Pour ce qui est de la Syrie je dirais que pour la France les choses ont changé tout de même ; On a nettement mis en bémol sur la Syrie et sur les dénonciations contre le régime de Bashar al-Assad. Bien entendu on parle du rôle « néfaste » de la Russie qui arme le dictateur mais on en parle de moins en moins. Bien sûr, il y a eu incontestablement des consignes dans les médias français pour rapporter la position de Barack Obama pour faire pression sur la Russie, mais je ne dirais pas qu’il y a une aggravation des relations franco-russes.
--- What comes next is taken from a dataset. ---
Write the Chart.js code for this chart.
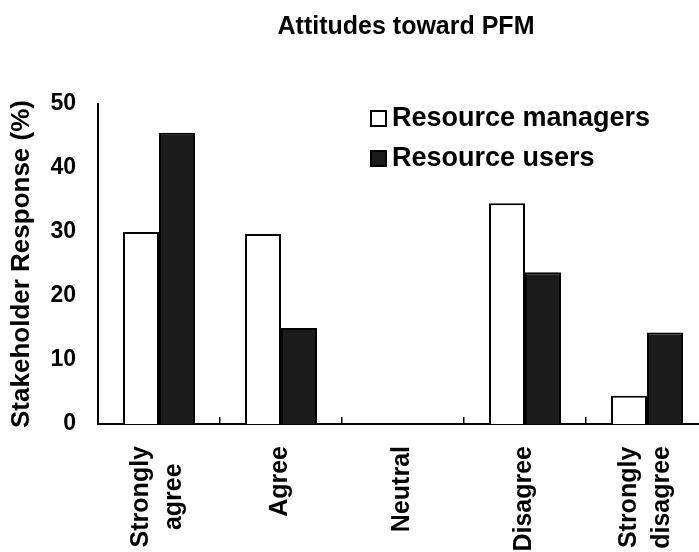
<!DOCTYPE html>
<html>
<head>
<meta charset="utf-8">
<script src="https://cdn.jsdelivr.net/npm/chart.js@4"></script>
<style>
  html, body { margin: 0; padding: 0; background: #fff; overflow: hidden; }
  /* the x axis runs off the right edge in the figure, so the plot is a little wider than the window */
  #wrap { position: relative; width: 708px; height: 552px; }
</style>
</head>
<body>
<div id="wrap"><canvas id="chart"></canvas></div>
<script>
// values
const categories = [['Strongly', 'agree'], 'Agree', 'Neutral', 'Disagree', ['Strongly', 'disagree']];
const managers = [30, 29.7, 0, 34.5, 4.4];
const users = [45.5, 15, 0, 23.7, 14.3];
const yTicks = [0, 10, 20, 30, 40, 50];
const chartTitle = 'Attitudes toward PFM';

const FONT = "'Liberation Sans', Arial, sans-serif";
Chart.defaults.color = '#000';
Chart.defaults.font.family = FONT;
Chart.defaults.font.weight = 'bold';

// title centred over the plot, as in the figure
const titlePlugin = {
    id: 'plotTitle',
    afterDraw(chart) {
        const { ctx, chartArea } = chart;
        ctx.save();
        ctx.font = 'bold 25px ' + FONT;
        ctx.fillStyle = '#000';
        ctx.textAlign = 'center';
        ctx.textBaseline = 'middle';
        ctx.fillText(chartTitle, (chartArea.left + chartArea.right) / 2 + 3, 27);
        ctx.restore();
    }
};

// legend drawn inside the plot, top right
const boxLegend = {
    id: 'boxLegend',
    afterDraw(chart) {
        const { ctx, chartArea } = chart;
        const x = chartArea.left + 273, y0 = chartArea.top + 14;
        ctx.save();
        ctx.font = 'bold 27px ' + FONT;
        ctx.textBaseline = 'middle';
        chart.data.datasets.forEach((ds, i) => {
            const y = y0 + i * 40;
            ctx.fillStyle = ds.backgroundColor;
            ctx.fillRect(x, y - 7, 15, 15);
            ctx.strokeStyle = '#000';
            ctx.lineWidth = 2;
            ctx.strokeRect(x, y - 7, 15, 15);
            ctx.fillStyle = '#000';
            ctx.fillText(ds.label, x + 21, y + 1);
        });
        ctx.restore();
    }
};

// vertical category labels; two-line labels centred on each other
const xLabels = {
    id: 'xLabels',
    afterDraw(chart) {
        const { ctx } = chart;
        const xs = chart.scales.x;
        const lh = 33;
        ctx.save();
        ctx.font = 'bold 25px ' + FONT;
        ctx.fillStyle = '#000';
        ctx.textAlign = 'center';
        ctx.textBaseline = 'middle';
        xs.getLabels().forEach((lab, i) => {
            const lines = [].concat(lab);
            const w = Math.max(...lines.map(l => ctx.measureText(l).width));
            ctx.save();
            ctx.translate(xs.getPixelForTick(i) - 1, xs.top + 22 + w / 2);
            ctx.rotate(-Math.PI / 2);
            lines.forEach((l, k) => ctx.fillText(l, 0, (k - (lines.length - 1) / 2) * lh));
            ctx.restore();
        });
        ctx.restore();
    }
};

new Chart(document.getElementById('chart'), {
    type: 'bar',
    data: {
        labels: categories,
        datasets: [
            { label: 'Resource managers', data: managers, backgroundColor: '#ffffff', borderColor: '#000', borderWidth: 2 },
            { label: 'Resource users', data: users, backgroundColor: '#1b1b1b', borderColor: '#000', borderWidth: 2 }
        ]
    },
    options: {
        responsive: true,
        maintainAspectRatio: false,
        animation: false,
        layout: { padding: { top: 104, right: 0, left: 0, bottom: 0 } },
        datasets: { bar: { categoryPercentage: 0.59, barPercentage: 1.0 } },
        plugins: { legend: { display: false }, title: { display: false }, tooltip: { enabled: false } },
        scales: {
            x: {
                offset: true,
                grid: { display: true, drawOnChartArea: false, offset: true, tickLength: -7, color: '#000', lineWidth: 1.5 },
                border: { display: true, color: '#000', width: 2 },
                ticks: { display: false },
                afterFit(scale) {
                    scale.height = 128;
                    scale.paddingLeft = 0;
                    scale.paddingRight = 0;
                }
            },
            y: {
                min: 0,
                max: 50,
                afterBuildTicks(scale) { scale.ticks = yTicks.map(v => ({ value: v })); },
                grid: { display: false, drawTicks: false },
                border: { display: true, color: '#000', width: 2 },
                ticks: { padding: 22, font: { size: 23, weight: 'bold' }, color: '#000' },
                title: { display: true, text: 'Stakeholder Response (%)', font: { size: 26, weight: 'bold' }, color: '#000', padding: { top: 6, bottom: 0 } },
                afterFit(scale) {
                    scale.width = 98;
                    scale.paddingTop = 0;
                    scale.paddingBottom = 0;
                }
            }
        }
    },
    plugins: [titlePlugin, boxLegend, xLabels]
});
</script>
</body>
</html>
LvdR : La lourdeur et le conservatisme de la bureaucratie européenne se présente souvent comme un facteur qui freine la coopération non seulement entre la Russie et l’Union européenne mais surtout la coopération bilatérale entre la Russie et ses partenaires traditionnels en Europe. Dans cette situation ne croyez-vous pas plus utile de mettre l’accent sur la coopération économique directe entre la Russie et ses partenaires européens essentiels, coopération qui serait moins tributaire des lubies géopolitiques de Bruxelles ?
D.de Kochko : Il est vrai que la Russie et ses partenaires européens traditionnels se retrouvent difficilement dans les méandres bureaucratiques et les intrigues de couloir de Bruxelles, et qu’ils préfèrent maintenant avoir des relations bilatérales. Dans les milieux bruxellois et pro bruxellois des membres de l’Union européenne on dit que ce n’est pas une bonne politique de la part des partenaires de diviser les membres de l’Union européenne pour discuter avec chacun séparément parce qu’on est moins en position forte pour imposer des bonnes solutions. Mais ceux qui considèrent qu’ils ont une vision européenne d’une Europe des nations préféreraient incontestablement que les négociations se fassent d’une manière bilatérale et surtout d’une manière bilatérale parce que les économies de l’Union européenne sont très différentes. En ce qui concerne les marchés énergétiques il est incontestable que logiquement l’Union européenne devrait pouvoir obtenir des conditions meilleures du point de vue de l’Union européenne. Ce n’est pas toujours les cas, parce que justement les anciens accords qui sont parfois dénoncés aujourd’hui par certains experts et souvent par la tendance libérale de l’Union européenne ont été conclus à l’époque soviétique sont plus avantageuses pour les grands pays et pour certaines compagnies de ces grands pays. Vous voyez là il y a une vraie difficulté.